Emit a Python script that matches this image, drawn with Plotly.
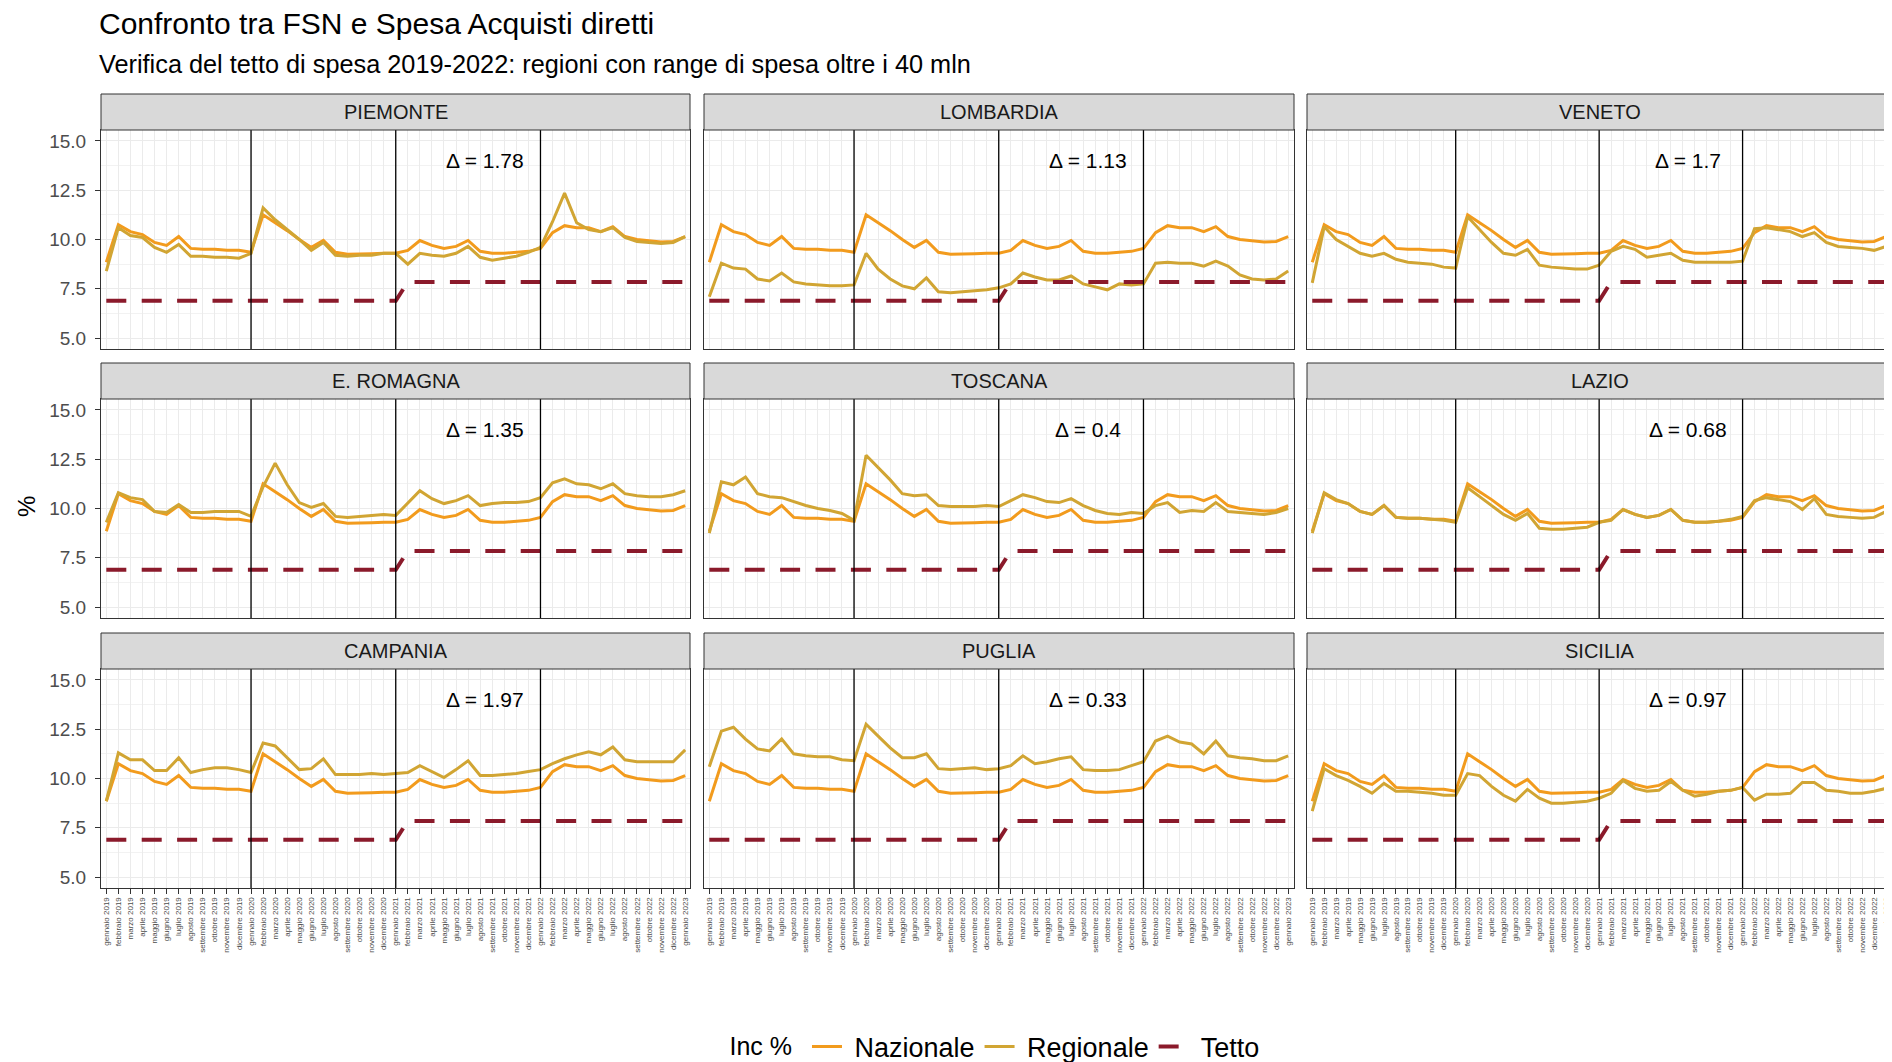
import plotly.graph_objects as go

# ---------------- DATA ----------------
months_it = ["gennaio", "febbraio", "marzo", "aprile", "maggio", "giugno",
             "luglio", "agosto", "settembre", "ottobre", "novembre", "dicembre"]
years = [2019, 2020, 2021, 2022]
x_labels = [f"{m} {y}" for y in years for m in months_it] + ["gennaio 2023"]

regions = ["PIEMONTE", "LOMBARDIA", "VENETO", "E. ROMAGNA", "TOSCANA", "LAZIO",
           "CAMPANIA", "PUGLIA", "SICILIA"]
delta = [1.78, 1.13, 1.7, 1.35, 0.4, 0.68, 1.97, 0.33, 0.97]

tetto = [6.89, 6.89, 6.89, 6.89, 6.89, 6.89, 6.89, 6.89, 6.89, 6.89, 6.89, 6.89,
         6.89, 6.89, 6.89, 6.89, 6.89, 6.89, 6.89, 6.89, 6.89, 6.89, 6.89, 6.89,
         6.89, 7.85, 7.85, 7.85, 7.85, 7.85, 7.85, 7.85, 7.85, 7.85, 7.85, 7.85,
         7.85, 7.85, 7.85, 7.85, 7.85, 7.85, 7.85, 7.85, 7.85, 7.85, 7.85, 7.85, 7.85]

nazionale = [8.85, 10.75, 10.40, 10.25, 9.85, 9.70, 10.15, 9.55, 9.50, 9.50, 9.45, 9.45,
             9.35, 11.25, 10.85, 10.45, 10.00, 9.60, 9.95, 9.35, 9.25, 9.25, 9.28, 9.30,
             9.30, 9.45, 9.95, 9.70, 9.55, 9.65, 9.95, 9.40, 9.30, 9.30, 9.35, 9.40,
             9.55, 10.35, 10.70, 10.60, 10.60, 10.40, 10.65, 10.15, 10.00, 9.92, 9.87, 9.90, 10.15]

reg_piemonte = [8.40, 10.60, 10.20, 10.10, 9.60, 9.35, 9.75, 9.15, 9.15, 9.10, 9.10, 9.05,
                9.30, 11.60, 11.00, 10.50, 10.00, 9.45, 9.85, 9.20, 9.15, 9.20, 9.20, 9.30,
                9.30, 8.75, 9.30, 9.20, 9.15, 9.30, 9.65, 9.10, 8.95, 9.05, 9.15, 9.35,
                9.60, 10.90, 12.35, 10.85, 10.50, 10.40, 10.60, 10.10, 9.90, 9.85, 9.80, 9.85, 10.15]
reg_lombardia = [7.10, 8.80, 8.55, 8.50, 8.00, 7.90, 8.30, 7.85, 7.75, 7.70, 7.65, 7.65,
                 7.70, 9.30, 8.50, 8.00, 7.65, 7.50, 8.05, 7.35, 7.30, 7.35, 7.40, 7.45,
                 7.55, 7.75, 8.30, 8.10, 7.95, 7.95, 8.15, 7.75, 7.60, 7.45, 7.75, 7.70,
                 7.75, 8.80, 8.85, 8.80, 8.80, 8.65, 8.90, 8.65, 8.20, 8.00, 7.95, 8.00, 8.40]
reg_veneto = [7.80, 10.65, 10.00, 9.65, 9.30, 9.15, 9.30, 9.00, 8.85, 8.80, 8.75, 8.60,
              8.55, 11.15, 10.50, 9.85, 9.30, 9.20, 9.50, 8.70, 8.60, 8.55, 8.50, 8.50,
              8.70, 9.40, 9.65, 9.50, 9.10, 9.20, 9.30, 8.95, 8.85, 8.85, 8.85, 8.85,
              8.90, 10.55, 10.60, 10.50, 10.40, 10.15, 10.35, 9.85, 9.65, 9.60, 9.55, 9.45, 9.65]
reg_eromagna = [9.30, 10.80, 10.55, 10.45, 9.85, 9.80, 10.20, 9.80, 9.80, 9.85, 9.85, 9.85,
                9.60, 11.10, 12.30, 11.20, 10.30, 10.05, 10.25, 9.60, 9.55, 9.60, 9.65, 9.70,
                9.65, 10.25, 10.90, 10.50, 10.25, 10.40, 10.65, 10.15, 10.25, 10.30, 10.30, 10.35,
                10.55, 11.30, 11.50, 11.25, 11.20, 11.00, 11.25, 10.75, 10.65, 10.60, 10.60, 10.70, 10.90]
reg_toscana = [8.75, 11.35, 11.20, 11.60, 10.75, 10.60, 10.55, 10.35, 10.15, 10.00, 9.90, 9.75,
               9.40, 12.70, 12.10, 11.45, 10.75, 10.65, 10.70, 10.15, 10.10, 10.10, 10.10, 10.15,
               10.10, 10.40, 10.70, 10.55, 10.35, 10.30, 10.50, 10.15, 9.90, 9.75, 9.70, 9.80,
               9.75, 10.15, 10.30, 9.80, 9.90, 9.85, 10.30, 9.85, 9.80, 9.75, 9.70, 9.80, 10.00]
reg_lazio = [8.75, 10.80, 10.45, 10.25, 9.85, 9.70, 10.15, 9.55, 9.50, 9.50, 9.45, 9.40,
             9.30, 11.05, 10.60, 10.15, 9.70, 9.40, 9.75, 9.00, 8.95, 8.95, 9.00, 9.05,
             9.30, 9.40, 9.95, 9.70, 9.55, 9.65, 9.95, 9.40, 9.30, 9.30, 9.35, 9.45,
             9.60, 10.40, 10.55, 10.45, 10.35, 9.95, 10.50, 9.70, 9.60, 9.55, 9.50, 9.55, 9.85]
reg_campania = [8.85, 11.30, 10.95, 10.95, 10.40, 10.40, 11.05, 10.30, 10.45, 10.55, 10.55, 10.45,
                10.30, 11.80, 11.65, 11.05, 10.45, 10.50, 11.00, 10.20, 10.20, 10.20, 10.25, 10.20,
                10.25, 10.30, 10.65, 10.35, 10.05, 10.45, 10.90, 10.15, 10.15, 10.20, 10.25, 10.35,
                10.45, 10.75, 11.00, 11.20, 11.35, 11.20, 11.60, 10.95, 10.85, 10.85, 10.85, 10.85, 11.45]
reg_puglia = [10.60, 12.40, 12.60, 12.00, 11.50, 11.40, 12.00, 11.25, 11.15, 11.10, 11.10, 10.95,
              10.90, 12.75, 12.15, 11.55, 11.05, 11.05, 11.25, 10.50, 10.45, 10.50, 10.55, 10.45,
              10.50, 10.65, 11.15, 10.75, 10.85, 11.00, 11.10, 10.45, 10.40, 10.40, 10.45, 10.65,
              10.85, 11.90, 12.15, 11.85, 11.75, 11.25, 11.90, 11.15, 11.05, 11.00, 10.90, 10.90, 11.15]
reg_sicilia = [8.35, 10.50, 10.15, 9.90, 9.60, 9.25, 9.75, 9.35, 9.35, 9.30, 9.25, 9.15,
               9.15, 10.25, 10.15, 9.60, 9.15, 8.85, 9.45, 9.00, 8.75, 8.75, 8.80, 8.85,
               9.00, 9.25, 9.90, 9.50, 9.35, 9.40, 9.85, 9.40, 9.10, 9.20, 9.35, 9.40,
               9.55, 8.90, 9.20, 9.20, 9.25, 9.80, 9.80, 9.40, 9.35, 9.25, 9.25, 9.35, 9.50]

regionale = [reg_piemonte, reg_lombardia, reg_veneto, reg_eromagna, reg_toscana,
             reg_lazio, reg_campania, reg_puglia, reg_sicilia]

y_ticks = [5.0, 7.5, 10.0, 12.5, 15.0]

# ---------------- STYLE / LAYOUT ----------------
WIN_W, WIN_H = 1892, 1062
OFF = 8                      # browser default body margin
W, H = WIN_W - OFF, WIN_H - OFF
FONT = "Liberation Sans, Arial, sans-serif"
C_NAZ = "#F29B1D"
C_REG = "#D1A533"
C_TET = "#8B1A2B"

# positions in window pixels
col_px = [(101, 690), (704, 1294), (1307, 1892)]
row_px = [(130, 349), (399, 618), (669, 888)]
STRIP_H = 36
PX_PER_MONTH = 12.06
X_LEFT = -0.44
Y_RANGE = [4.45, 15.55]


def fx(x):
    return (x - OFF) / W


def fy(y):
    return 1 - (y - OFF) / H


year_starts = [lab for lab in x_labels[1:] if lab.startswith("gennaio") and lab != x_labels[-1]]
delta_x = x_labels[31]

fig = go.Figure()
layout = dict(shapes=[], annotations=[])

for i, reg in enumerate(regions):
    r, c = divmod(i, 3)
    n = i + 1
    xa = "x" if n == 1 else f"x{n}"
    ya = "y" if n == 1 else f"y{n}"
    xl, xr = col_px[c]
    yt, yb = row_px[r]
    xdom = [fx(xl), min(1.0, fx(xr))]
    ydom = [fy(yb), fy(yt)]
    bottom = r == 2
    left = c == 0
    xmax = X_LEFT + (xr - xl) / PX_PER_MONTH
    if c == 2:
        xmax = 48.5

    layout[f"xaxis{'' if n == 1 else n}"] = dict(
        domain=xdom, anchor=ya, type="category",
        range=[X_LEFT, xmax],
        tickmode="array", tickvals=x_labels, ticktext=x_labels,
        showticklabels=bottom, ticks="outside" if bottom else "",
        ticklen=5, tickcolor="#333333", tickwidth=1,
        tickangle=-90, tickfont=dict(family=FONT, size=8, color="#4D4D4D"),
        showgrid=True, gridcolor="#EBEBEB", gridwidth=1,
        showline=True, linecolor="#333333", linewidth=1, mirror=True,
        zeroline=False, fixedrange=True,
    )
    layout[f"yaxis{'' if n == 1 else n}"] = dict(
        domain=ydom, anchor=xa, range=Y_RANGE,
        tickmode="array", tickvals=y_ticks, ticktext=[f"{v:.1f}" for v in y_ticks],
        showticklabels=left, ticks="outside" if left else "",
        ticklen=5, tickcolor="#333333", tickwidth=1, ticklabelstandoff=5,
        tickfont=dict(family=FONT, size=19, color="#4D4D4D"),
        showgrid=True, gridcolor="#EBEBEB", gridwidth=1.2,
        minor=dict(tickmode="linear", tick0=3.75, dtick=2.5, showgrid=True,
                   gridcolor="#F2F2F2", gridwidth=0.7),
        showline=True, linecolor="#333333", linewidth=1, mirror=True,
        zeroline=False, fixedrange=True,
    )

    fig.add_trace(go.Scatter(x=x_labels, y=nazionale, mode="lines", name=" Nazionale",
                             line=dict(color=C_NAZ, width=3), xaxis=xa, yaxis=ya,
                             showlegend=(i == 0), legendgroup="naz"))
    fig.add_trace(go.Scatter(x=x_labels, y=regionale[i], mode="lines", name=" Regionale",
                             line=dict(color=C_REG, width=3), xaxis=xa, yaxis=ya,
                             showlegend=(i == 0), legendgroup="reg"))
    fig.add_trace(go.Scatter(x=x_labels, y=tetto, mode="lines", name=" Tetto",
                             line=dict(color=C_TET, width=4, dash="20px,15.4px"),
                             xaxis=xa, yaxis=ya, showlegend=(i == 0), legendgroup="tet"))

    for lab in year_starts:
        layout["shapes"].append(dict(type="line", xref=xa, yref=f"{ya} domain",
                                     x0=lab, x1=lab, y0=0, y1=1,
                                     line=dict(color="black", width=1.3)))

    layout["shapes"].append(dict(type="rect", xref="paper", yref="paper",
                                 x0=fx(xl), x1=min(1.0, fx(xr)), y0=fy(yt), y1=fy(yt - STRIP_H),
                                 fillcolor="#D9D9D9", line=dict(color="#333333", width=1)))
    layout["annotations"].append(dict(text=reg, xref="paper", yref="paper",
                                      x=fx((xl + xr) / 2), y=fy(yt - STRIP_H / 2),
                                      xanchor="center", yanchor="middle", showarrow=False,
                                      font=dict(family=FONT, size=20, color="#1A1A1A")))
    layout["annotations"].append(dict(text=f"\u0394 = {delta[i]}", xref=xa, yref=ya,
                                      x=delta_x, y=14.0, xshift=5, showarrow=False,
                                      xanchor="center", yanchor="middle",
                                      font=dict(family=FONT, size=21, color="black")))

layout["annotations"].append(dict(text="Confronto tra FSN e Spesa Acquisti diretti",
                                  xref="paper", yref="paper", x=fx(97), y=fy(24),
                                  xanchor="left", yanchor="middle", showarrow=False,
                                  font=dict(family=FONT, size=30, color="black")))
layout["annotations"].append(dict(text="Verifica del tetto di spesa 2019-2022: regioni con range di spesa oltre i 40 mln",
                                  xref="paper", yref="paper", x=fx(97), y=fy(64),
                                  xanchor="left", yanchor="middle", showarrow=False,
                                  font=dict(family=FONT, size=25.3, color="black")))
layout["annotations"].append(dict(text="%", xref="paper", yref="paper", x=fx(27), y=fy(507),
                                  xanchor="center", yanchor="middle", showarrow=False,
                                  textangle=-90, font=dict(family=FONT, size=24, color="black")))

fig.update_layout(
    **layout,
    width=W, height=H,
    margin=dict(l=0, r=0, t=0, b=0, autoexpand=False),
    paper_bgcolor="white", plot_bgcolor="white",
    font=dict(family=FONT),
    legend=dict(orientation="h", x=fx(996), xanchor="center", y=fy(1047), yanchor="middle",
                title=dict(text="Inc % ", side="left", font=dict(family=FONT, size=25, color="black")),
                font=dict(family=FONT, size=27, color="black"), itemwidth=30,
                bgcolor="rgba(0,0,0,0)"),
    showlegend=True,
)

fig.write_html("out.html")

Exercise
Exactly restate the lines from the beginning of the data through the line with "in years for", and no others, keeping pictures out.

Final result
Emit a Python script that matches this image, drawn with Plotly.
import plotly.graph_objects as go

# ---------------- DATA ----------------
months_it = ["gennaio", "febbraio", "marzo", "aprile", "maggio", "giugno",
             "luglio", "agosto", "settembre", "ottobre", "novembre", "dicembre"]
years = [2019, 2020, 2021, 2022]
x_labels = [f"{m} {y}" for y in years for m in months_it] + ["gennaio 2023"]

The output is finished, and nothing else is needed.